• _Available data_
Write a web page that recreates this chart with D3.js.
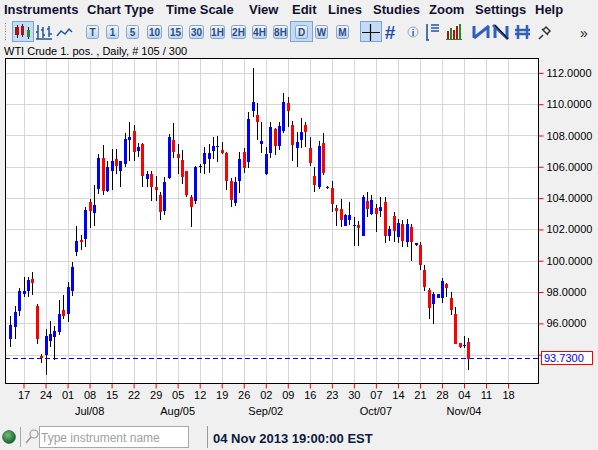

* * *

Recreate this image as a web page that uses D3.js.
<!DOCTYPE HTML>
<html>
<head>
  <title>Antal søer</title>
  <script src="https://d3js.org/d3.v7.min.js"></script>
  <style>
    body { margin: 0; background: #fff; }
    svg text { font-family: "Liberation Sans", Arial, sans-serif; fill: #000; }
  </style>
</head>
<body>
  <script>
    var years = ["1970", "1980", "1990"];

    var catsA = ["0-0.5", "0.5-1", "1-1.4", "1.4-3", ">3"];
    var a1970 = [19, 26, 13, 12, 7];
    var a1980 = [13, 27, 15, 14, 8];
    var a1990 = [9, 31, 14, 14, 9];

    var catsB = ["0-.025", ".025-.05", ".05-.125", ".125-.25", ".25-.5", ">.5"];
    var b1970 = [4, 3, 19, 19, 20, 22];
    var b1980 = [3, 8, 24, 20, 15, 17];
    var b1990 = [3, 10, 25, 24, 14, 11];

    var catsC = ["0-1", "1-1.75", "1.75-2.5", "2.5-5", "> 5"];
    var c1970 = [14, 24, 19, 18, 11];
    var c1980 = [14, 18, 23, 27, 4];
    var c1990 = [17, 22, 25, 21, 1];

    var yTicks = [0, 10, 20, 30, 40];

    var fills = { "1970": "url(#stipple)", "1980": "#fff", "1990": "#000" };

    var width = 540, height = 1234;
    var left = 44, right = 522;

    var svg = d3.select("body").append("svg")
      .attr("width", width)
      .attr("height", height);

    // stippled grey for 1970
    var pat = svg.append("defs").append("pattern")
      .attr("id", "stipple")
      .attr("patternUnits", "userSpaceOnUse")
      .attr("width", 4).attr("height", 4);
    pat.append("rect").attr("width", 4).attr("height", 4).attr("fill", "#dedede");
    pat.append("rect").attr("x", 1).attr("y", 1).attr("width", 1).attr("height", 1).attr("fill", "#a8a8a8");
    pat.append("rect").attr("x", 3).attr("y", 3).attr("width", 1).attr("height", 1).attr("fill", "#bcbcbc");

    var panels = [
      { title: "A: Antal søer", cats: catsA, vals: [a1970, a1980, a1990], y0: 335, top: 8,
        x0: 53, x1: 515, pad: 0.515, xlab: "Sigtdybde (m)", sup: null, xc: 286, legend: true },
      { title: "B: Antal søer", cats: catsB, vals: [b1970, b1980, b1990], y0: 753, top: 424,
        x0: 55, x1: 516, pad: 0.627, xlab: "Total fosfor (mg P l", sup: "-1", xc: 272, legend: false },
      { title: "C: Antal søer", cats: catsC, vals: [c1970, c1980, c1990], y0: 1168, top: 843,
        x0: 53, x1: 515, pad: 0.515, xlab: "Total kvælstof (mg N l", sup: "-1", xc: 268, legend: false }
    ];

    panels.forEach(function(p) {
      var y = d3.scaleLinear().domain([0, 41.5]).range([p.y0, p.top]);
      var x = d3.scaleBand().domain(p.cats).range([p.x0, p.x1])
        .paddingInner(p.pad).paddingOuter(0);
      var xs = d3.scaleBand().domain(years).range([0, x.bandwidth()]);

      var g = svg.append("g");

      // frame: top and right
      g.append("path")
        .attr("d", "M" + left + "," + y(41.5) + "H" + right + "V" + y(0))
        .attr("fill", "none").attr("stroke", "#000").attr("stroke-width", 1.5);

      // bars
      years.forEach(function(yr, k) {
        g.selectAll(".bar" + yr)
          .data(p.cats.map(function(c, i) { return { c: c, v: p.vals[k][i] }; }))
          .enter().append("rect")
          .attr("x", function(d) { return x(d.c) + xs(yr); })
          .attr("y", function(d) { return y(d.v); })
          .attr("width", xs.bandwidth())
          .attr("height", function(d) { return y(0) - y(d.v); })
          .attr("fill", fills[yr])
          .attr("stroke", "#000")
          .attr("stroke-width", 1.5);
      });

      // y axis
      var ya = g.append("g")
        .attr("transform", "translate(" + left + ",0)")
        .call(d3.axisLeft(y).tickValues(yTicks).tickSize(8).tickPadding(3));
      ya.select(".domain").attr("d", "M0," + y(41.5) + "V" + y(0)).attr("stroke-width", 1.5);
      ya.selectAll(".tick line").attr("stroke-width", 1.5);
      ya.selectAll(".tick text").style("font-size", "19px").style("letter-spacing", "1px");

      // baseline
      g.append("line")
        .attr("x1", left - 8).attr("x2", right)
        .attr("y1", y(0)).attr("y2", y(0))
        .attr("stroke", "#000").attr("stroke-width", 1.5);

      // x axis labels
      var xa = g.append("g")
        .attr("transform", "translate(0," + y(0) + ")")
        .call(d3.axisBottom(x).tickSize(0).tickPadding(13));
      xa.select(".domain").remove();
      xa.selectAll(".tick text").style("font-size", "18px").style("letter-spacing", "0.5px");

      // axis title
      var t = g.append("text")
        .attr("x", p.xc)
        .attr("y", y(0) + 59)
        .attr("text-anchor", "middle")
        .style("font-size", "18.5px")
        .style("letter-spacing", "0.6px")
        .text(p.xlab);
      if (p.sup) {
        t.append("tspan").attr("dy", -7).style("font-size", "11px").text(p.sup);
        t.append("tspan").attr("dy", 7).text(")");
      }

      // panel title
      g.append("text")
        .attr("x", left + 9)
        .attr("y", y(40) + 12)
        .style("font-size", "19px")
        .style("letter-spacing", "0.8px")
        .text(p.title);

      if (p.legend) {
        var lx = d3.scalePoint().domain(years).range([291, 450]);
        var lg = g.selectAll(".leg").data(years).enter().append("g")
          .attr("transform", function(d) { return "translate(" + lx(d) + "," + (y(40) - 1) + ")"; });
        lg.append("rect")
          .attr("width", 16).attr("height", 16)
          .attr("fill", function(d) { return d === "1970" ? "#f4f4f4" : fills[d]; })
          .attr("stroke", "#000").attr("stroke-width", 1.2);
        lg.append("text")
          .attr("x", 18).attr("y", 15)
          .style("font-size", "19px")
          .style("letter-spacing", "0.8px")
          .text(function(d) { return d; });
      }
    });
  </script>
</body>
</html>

• _Written problem_
Take every line containing the word "page" and copy it.

• _Completed task_
Write a web page that recreates this chart with D3.js.
Recreate this image as a web page that uses D3.js.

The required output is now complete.